Detergent Additives Are the Same Across Grades
A common belief is that premium gas contains more engine-cleaning detergents, which could reduce emissions by keeping fuel injectors and intake valves cleaner. This is mostly a myth. The TOP TIER gasoline certification program, which sets detergent standards above the EPA minimum, requires that all octane grades at a participating station meet the same standard. If you buy gas at a TOP TIER retailer, the regular, mid-grade, and premium all contain the same level of cleaning additives. You don’t need to pay extra for premium to get a cleaner-burning fuel in that sense.
The Bottom Line for Your Car
If your vehicle requires premium (the owner’s manual will say “required” or “only”), using it keeps the engine running at peak efficiency, which reduces fuel consumption and emissions by a few percent.
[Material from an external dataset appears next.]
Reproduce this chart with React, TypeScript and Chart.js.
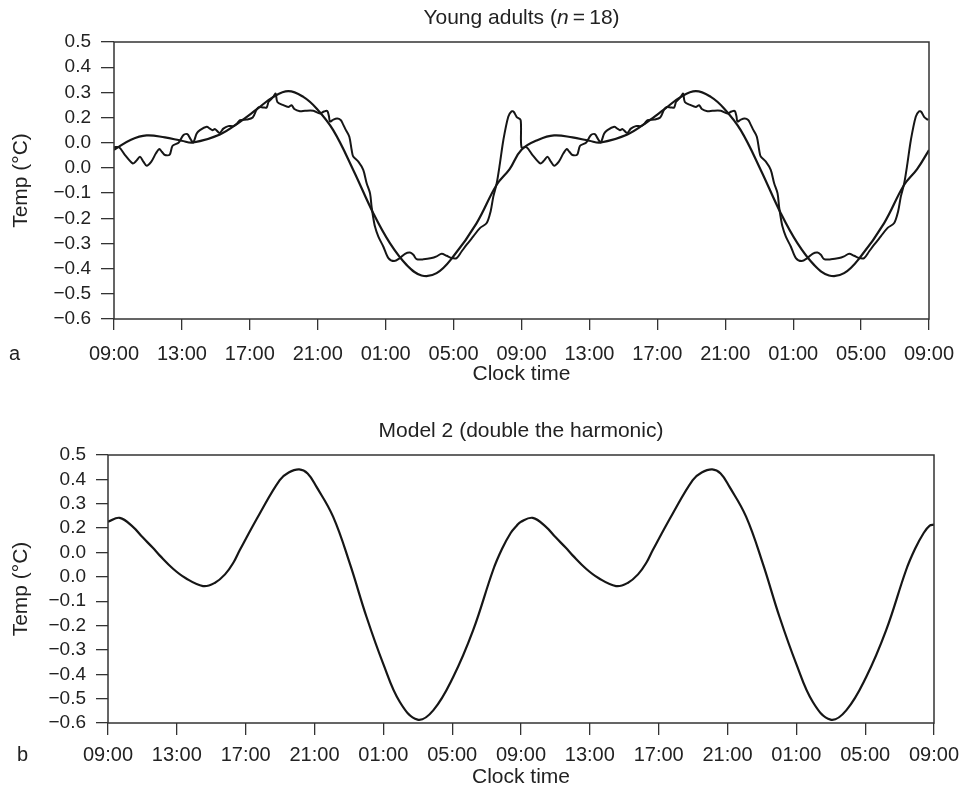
import React, { useEffect, useRef } from 'react';
import { Chart, registerables } from 'chart.js';

Chart.register(...registerables);

// ---------- data ----------
const X_TICK_HOURS = [0, 4, 8, 12, 16, 20, 24, 28, 32, 36, 40, 44, 48];
const X_TICK_LABELS = ['09:00', '13:00', '17:00', '21:00', '01:00', '05:00', '09:00', '13:00', '17:00', '21:00', '01:00', '05:00', '09:00'];
const Y_TICK_VALUES = [-0.6, -0.5, -0.4, -0.3, -0.2, -0.1, 0.0, 0.1, 0.2, 0.3, 0.4, 0.5];
const Y_TICK_LABELS = ['\u22120.6', '\u22120.5', '\u22120.4', '\u22120.3', '\u22120.2', '\u22120.1', '0.0', '0.0', '0.2', '0.3', '0.4', '0.5'];

// hours after 09:00 for one day (the chart is double-plotted)
const FIT_HOURS = [0, 1, 1.92, 3, 3.99, 4.67, 6.24, 7.42, 8.4, 9.38, 10.27, 11.15, 11.93, 12.91, 14.09, 15.27, 16.25, 17.23, 18.11, 19.0, 19.98, 21.35, 22.53, 23.3];
const FIT_TEMP = [0.072, 0.112, 0.129, 0.121, 0.108, 0.101, 0.133, 0.183, 0.232, 0.282, 0.305, 0.282, 0.236, 0.15, -0.008, -0.18, -0.299, -0.385, -0.427, -0.418, -0.352, -0.22, -0.068, -0.005];
const FIT_END_TEMP = 0.071;

const OBS_HOURS = [0, 0.3, 0.65, 1.1, 1.3, 1.53, 1.73, 1.92, 2.2, 2.47, 2.67, 2.82, 3.0, 3.28, 3.45, 3.8, 4.08, 4.32, 4.5, 4.67, 4.87, 5.06, 5.46, 5.65, 5.8, 5.95, 6.22, 6.44, 6.73, 7.03, 7.22, 7.42, 7.81, 8.17, 8.4, 8.56, 8.8, 8.99, 9.1, 9.2, 9.38, 9.52, 9.62, 9.97, 10.27, 10.46, 10.62, 10.95, 11.25, 11.74, 12.13, 12.37, 12.56, 12.66, 12.72, 12.92, 13.15, 13.35, 13.47, 13.66, 13.86, 14.0, 14.09, 14.39, 14.68, 14.88, 15.08, 15.17, 15.25, 15.37, 15.57, 15.86, 16.16, 16.5, 16.84, 17.14, 17.43, 17.63, 17.82, 18.22, 18.71, 19.0, 19.3, 19.59, 19.89, 20.18, 20.47, 20.77, 21.16, 21.55, 21.95, 22.18, 22.34, 22.54, 22.73, 22.93, 23.22, 23.42, 23.55, 23.71, 23.95];
const OBS_TEMP = [0.082, 0.082, 0.051, 0.018, 0.027, 0.044, 0.025, 0.009, 0.025, 0.058, 0.075, 0.064, 0.051, 0.053, 0.088, 0.1, 0.13, 0.134, 0.115, 0.101, 0.137, 0.15, 0.163, 0.156, 0.15, 0.154, 0.139, 0.156, 0.166, 0.166, 0.174, 0.19, 0.192, 0.2, 0.232, 0.242, 0.24, 0.24, 0.262, 0.269, 0.282, 0.295, 0.262, 0.249, 0.242, 0.249, 0.234, 0.225, 0.227, 0.227, 0.216, 0.224, 0.226, 0.205, 0.184, 0.192, 0.196, 0.19, 0.176, 0.15, 0.124, 0.07, 0.045, 0.025, -0.008, -0.061, -0.101, -0.154, -0.19, -0.233, -0.273, -0.312, -0.358, -0.37, -0.358, -0.341, -0.336, -0.345, -0.362, -0.363, -0.358, -0.351, -0.341, -0.349, -0.358, -0.358, -0.332, -0.305, -0.272, -0.239, -0.219, -0.173, -0.114, -0.061, 0.018, 0.11, 0.203, 0.225, 0.222, 0.203, 0.19];

const MODEL2_HOURS = [0, 0.68, 1.45, 2.0, 2.62, 3.0, 3.78, 4.5, 5.52, 6.2, 6.8, 7.3, 7.66, 8.82, 9.98, 10.5, 11.11, 11.6, 12.11, 13.08, 14.05, 15.02, 15.99, 16.96, 17.99, 18.9, 20.06, 21.22, 22.38, 22.9, 23.4, 23.75];
const MODEL2_TEMP = [0.226, 0.242, 0.205, 0.163, 0.118, 0.088, 0.033, -0.005, -0.038, -0.025, 0.01, 0.06, 0.11, 0.26, 0.397, 0.428, 0.441, 0.424, 0.37, 0.247, 0.055, -0.164, -0.356, -0.514, -0.586, -0.548, -0.411, -0.219, 0.028, 0.115, 0.18, 0.21];
const MODEL2_END_TEMP = 0.214;

// ---------- helpers ----------
const FONT = '"Liberation Sans", Arial, Helvetica, sans-serif';
const TEXT_COLOR = '#222';
const AXIS_COLOR = '#333';
const LINE_COLOR = '#161616';

// double plot: the same 24-h profile shown for two consecutive days
function doublePlot(hours: number[], temps: number[], endTemp?: number) {
  const pts: { x: number; y: number }[] = [];
  for (let d = 0; d < 2; d++) {
    hours.forEach((h, i) => pts.push({ x: h + 24 * d, y: temps[i] }));
  }
  if (endTemp !== undefined) pts.push({ x: 48, y: endTemp });
  return pts;
}

const framePlugin = {
  id: 'frame',
  afterDraw(chart: any, _args: any, opts: any) {
    const { ctx, chartArea } = chart;
    const { left, top, right, bottom } = chartArea;
    ctx.save();
    ctx.strokeStyle = AXIS_COLOR;
    ctx.lineWidth = 1.5;
    ctx.strokeRect(left, top, right - left, bottom - top);

    // title (supports an italic part)
    ctx.fillStyle = TEXT_COLOR;
    ctx.textBaseline = 'middle';
    ctx.textAlign = 'left';
    const parts: { text: string; italic?: boolean }[] = opts.titleParts || [];
    const fontFor = (p: any) => `${p.italic ? 'italic ' : ''}${opts.titleSize}px ${FONT}`;
    let total = 0;
    parts.forEach((p) => {
      ctx.font = fontFor(p);
      total += ctx.measureText(p.text).width;
    });
    let x = (left + right) / 2 - total / 2;
    parts.forEach((p) => {
      ctx.font = fontFor(p);
      ctx.fillText(p.text, x, opts.titleY);
      x += ctx.measureText(p.text).width;
    });

    // panel letter
    if (opts.letter) {
      ctx.font = `${opts.letterSize}px ${FONT}`;
      ctx.fillText(opts.letter, opts.letterX, bottom + opts.letterDy);
    }
    ctx.restore();
  },
};

function makeConfig(p: {
  datasets: any[];
  padRight: number;
  padTop: number;
  yWidth: number;
  xHeight: number;
  yTickLen: number;
  xTickLen: number;
  xTickPad: number;
  xTitlePadBottom: number;
  frame: any;
}) {
  return {
    type: 'line',
    data: { datasets: p.datasets },
    options: {
      responsive: false,
      animation: false,
      events: [],
      layout: { padding: { left: 0, right: p.padRight, top: p.padTop, bottom: 0 } },
      plugins: {
        legend: { display: false },
        title: { display: false },
        tooltip: { enabled: false },
        frame: p.frame,
      },
      elements: { point: { radius: 0 } },
      scales: {
        x: {
          type: 'linear',
          min: 0,
          max: 48,
          afterBuildTicks: (s: any) => {
            s.ticks = X_TICK_HOURS.map((v) => ({ value: v }));
          },
          afterFit: (s: any) => {
            s.height = p.xHeight;
            s.paddingLeft = 0;
            s.paddingRight = 0;
          },
          ticks: {
            callback: (_v: any, i: number) => X_TICK_LABELS[i],
            font: { size: 20, family: FONT },
            color: TEXT_COLOR,
            padding: p.xTickPad,
            maxRotation: 0,
            autoSkip: false,
          },
          grid: {
            display: true,
            drawOnChartArea: false,
            drawTicks: true,
            tickLength: p.xTickLen,
            color: AXIS_COLOR,
            lineWidth: 1.3,
          },
          border: { display: false },
          title: {
            display: true,
            text: 'Clock time',
            font: { size: 21, family: FONT },
            color: TEXT_COLOR,
            padding: { top: 0, bottom: p.xTitlePadBottom },
          },
        },
        y: {
          type: 'linear',
          min: -0.6,
          max: 0.5,
          afterBuildTicks: (s: any) => {
            s.ticks = Y_TICK_VALUES.map((v) => ({ value: v }));
          },
          afterFit: (s: any) => {
            s.width = p.yWidth;
            s.paddingTop = 0;
            s.paddingBottom = 0;
          },
          ticks: {
            callback: (_v: any, i: number) => Y_TICK_LABELS[i],
            font: { size: 19, family: FONT },
            color: TEXT_COLOR,
            padding: 10,
            autoSkip: false,
          },
          grid: {
            display: true,
            drawOnChartArea: false,
            drawTicks: true,
            tickLength: p.yTickLen,
            color: AXIS_COLOR,
            lineWidth: 1.3,
          },
          border: { display: false },
          title: {
            display: true,
            text: 'Temp (\u00B0C)',
            font: { size: 21, family: FONT },
            color: TEXT_COLOR,
            padding: { top: 9, bottom: 0 },
          },
        },
      },
    },
    plugins: [framePlugin],
  } as any;
}

export default function App() {
  const topRef = useRef<HTMLCanvasElement>(null);
  const botRef = useRef<HTMLCanvasElement>(null);

  useEffect(() => {
    const top = new Chart(
      topRef.current as HTMLCanvasElement,
      makeConfig({
        datasets: [
          {
            data: doublePlot(FIT_HOURS, FIT_TEMP, FIT_END_TEMP),
            borderColor: LINE_COLOR,
            borderWidth: 2.2,
            tension: 0.4,
            pointRadius: 0,
          },
          {
            data: doublePlot(OBS_HOURS, OBS_TEMP),
            borderColor: LINE_COLOR,
            borderWidth: 2,
            tension: 0.3,
            pointRadius: 0,
          },
        ],
        padRight: 32,
        padTop: 42,
        yWidth: 114,
        xHeight: 76,
        yTickLen: 13,
        xTickLen: 11,
        xTickPad: 12,
        xTitlePadBottom: 8,
        frame: {
          titleParts: [{ text: 'Young adults (' }, { text: 'n', italic: true }, { text: '\u2009=\u200918)' }],
          titleSize: 21,
          titleY: 18.5,
          letter: 'a',
          letterSize: 20,
          letterX: 9,
          letterDy: 35,
        },
      })
    );
    const bot = new Chart(
      botRef.current as HTMLCanvasElement,
      makeConfig({
        datasets: [
          {
            data: doublePlot(MODEL2_HOURS, MODEL2_TEMP, MODEL2_END_TEMP),
            borderColor: LINE_COLOR,
            borderWidth: 2.2,
            tension: 0.4,
            pointRadius: 0,
          },
        ],
        padRight: 27,
        padTop: 60,
        yWidth: 108,
        xHeight: 72,
        yTickLen: 12,
        xTickLen: 12,
        xTickPad: 8,
        xTitlePadBottom: 5,
        frame: {
          titleParts: [{ text: 'Model 2 (double the harmonic)' }],
          titleSize: 21,
          titleY: 36,
          letter: 'b',
          letterSize: 20,
          letterX: 17,
          letterDy: 32,
        },
      })
    );
    return () => {
      top.destroy();
      bot.destroy();
    };
  }, []);

  return (
    <div style={{ position: 'absolute', left: 0, top: 0, width: 961, height: 795, background: '#fff' }}>
      <canvas ref={topRef} width={961} height={395} style={{ position: 'absolute', left: 0, top: 0, display: 'block' }} />
      <canvas ref={botRef} width={961} height={400} style={{ position: 'absolute', left: 0, top: 395, display: 'block' }} />
    </div>
  );
}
Putting regular gas in these engines can trigger knock sensors that retard ignition timing, reducing efficiency and potentially increasing incomplete combustion byproducts.
If your vehicle recommends but does not require premium, you may see a small efficiency improvement, but the environmental benefit is marginal. If your car is designed for regular, premium gas offers no emissions advantage at all. The fuel sits in the same tank, burns in the same engine, and produces the same exhaust. You’re paying 30 to 50 cents more per gallon for a higher knock resistance your engine simply doesn’t need.
For drivers genuinely looking to reduce their environmental footprint at the pump, the bigger levers are driving habits (steady speeds, less idling), proper tire inflation, routine maintenance like replacing air filters and spark plugs, and choosing a TOP TIER station regardless of octane grade. These steps typically save more fuel and cut more emissions than switching from regular to premium ever could.